* [MATERIAL FOR THIS EXERCISE]
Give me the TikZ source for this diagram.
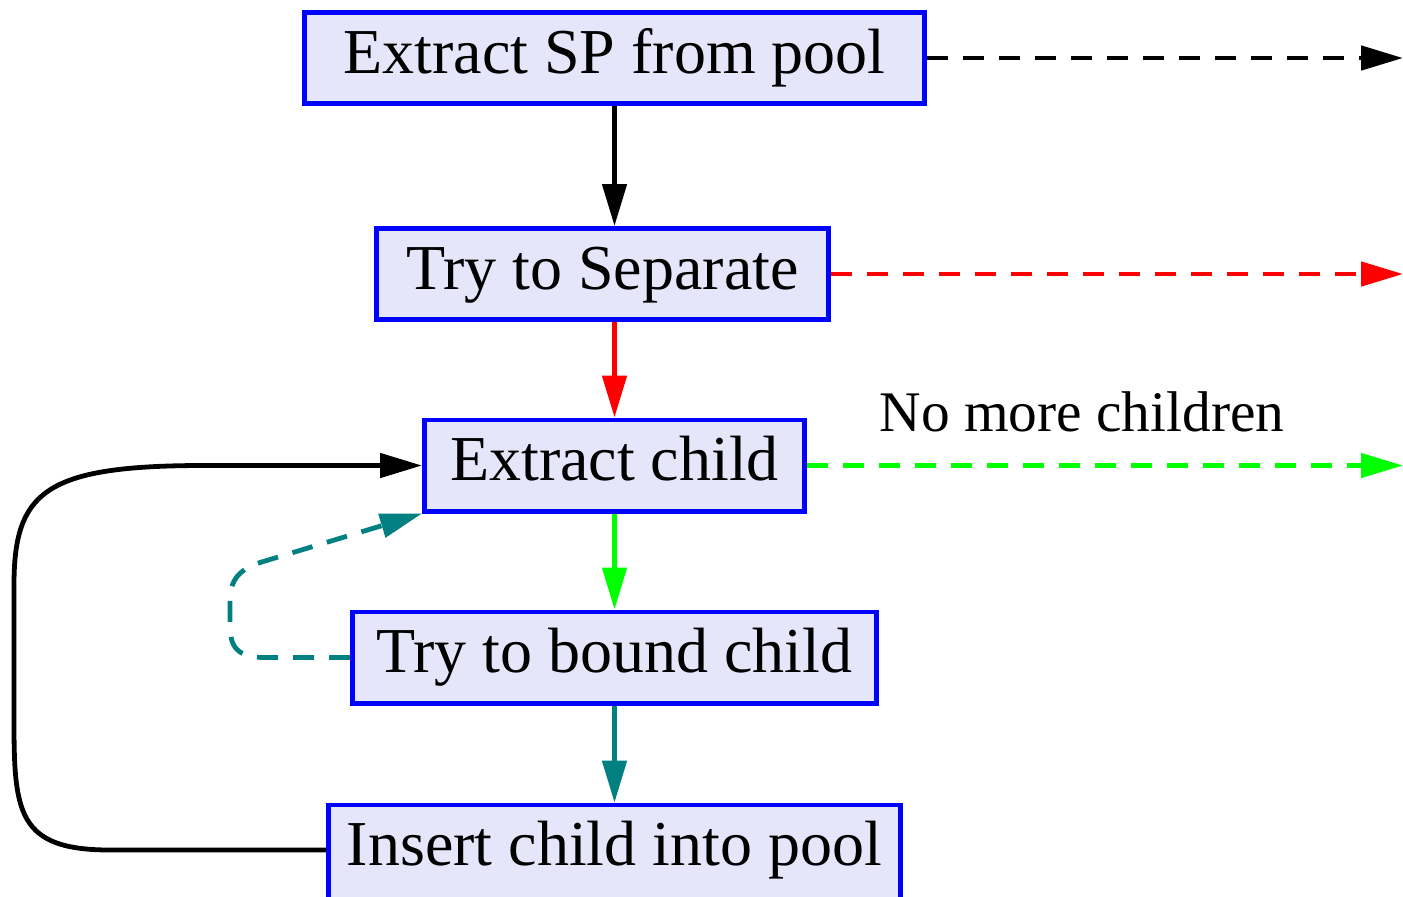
\documentclass[tikz,border=0pt]{standalone}
\usepackage{fontspec}
\setmainfont{Liberation Serif}
\usetikzlibrary{arrows.meta}
\definecolor{lavbox}{RGB}{230,230,250}
\definecolor{tealc}{RGB}{0,128,128}
\begin{document}
\begin{tikzpicture}[x=0.5pt,y=-0.5pt,
  box/.style={draw=blue, line width=2.4pt, fill=lavbox, inner sep=0pt,
    minimum height=45.6pt, text height=22pt, text depth=7pt,
    font=\fontsize{32}{38}\selectfont},
  flow/.style={line width=2.4pt, -{Triangle[length=21pt,width=12pt]}},
  dashflow/.style={flow, dash pattern=on 10.5pt off 7.5pt},
]
\useasboundingbox (0,0) rectangle (1403,896);

% process boxes (the last one runs off the bottom edge)
\node[box, minimum width=310.1pt] (sp)  at (614.5,58)    {Extract SP from pool};
\node[box, minimum width=226.1pt] (sep) at (602.5,274)   {Try to Separate};
\node[box, minimum width=190.1pt] (ext) at (614.5,465.5) {Extract child};
\node[box, minimum width=262.1pt] (bnd) at (614.5,657.5) {Try to bound child};
\node[box, minimum width=286.1pt, minimum height=60pt, text depth=21.5pt]
  (ins) at (614.5,865) {Insert child into pool};

% exits on the right
\coordinate (o1) at (1403,58);
\coordinate (o2) at (1403,274);
\coordinate (o3) at (1403,465.5);
\node[font=\fontsize{28.7}{34}\selectfont] (lbl) at (1082,412) {No more children};

% main flow
\draw[flow] (sp.south) -- (sp.south |- sep.north);
\draw[flow, red] (sep.south -| ext.north) -- (ext.north);
\draw[flow, green] (ext.south) -- (bnd.north);
\draw[flow, tealc] (bnd.south) -- (ins.north);

\draw[dashflow] (sp.east) -- (o1);
\draw[dashflow, red] (sep.east) -- (o2);
\draw[dashflow, green] (ext.east) -- (o3);

% loops back to "Extract child"
\draw[dashflow, tealc] (bnd.west) -- (265,657.5)
  .. controls (232,657.5) and (230,642) .. (230,622) -- (230,600)
  .. controls (230,576) and (244,567) .. (265,561) -- (ext.south west);
\draw[flow] (ins.west |- 0,850) -- (110,850)
  .. controls (18,850) and (14,813) .. (14,721) -- (14,585)
  .. controls (14,492) and (45,466) .. (200,465.5) -- (ext.west);
\end{tikzpicture}
\end{document}
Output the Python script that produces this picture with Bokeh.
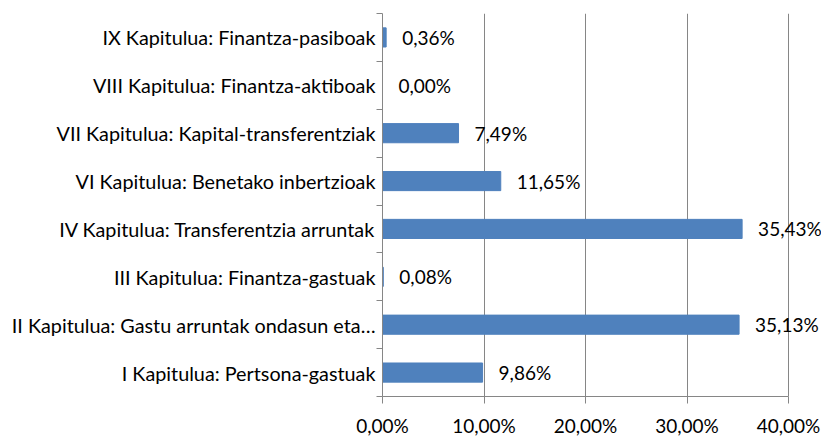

* [DESCRIPTION OF THE TASK] Without the pictures, output the full listing exactly as it stands.

* [WRITTEN RESPONSE]
Give me the TikZ source for this diagram.
\documentclass[tikz,border=0pt]{standalone}
\usepackage{fontspec}
\setmainfont{Liberation Serif}
\usetikzlibrary{arrows.meta}
\definecolor{lavbox}{RGB}{230,230,250}
\definecolor{tealc}{RGB}{0,128,128}
\begin{document}
\begin{tikzpicture}[x=0.5pt,y=-0.5pt,
  box/.style={draw=blue, line width=2.4pt, fill=lavbox, inner sep=0pt,
    minimum height=45.6pt, text height=22pt, text depth=7pt,
    font=\fontsize{32}{38}\selectfont},
  flow/.style={line width=2.4pt, -{Triangle[length=21pt,width=12pt]}},
  dashflow/.style={flow, dash pattern=on 10.5pt off 7.5pt},
]
\useasboundingbox (0,0) rectangle (1403,896);

% process boxes (the last one runs off the bottom edge)
\node[box, minimum width=310.1pt] (sp)  at (614.5,58)    {Extract SP from pool};
\node[box, minimum width=226.1pt] (sep) at (602.5,274)   {Try to Separate};
\node[box, minimum width=190.1pt] (ext) at (614.5,465.5) {Extract child};
\node[box, minimum width=262.1pt] (bnd) at (614.5,657.5) {Try to bound child};
\node[box, minimum width=286.1pt, minimum height=60pt, text depth=21.5pt]
  (ins) at (614.5,865) {Insert child into pool};

% exits on the right
\coordinate (o1) at (1403,58);
\coordinate (o2) at (1403,274);
\coordinate (o3) at (1403,465.5);
\node[font=\fontsize{28.7}{34}\selectfont] (lbl) at (1082,412) {No more children};

% main flow
\draw[flow] (sp.south) -- (sp.south |- sep.north);
\draw[flow, red] (sep.south -| ext.north) -- (ext.north);
\draw[flow, green] (ext.south) -- (bnd.north);
\draw[flow, tealc] (bnd.south) -- (ins.north);

\draw[dashflow] (sp.east) -- (o1);
\draw[dashflow, red] (sep.east) -- (o2);
\draw[dashflow, green] (ext.east) -- (o3);

% loops back to "Extract child"
\draw[dashflow, tealc] (bnd.west) -- (265,657.5)
  .. controls (232,657.5) and (230,642) .. (230,622) -- (230,600)
  .. controls (230,576) and (244,567) .. (265,561) -- (ext.south west);
\draw[flow] (ins.west |- 0,850) -- (110,850)
  .. controls (18,850) and (14,813) .. (14,721) -- (14,585)
  .. controls (14,492) and (45,466) .. (200,465.5) -- (ext.west);
\end{tikzpicture}
\end{document}
Output the Python script that produces this picture with Bokeh.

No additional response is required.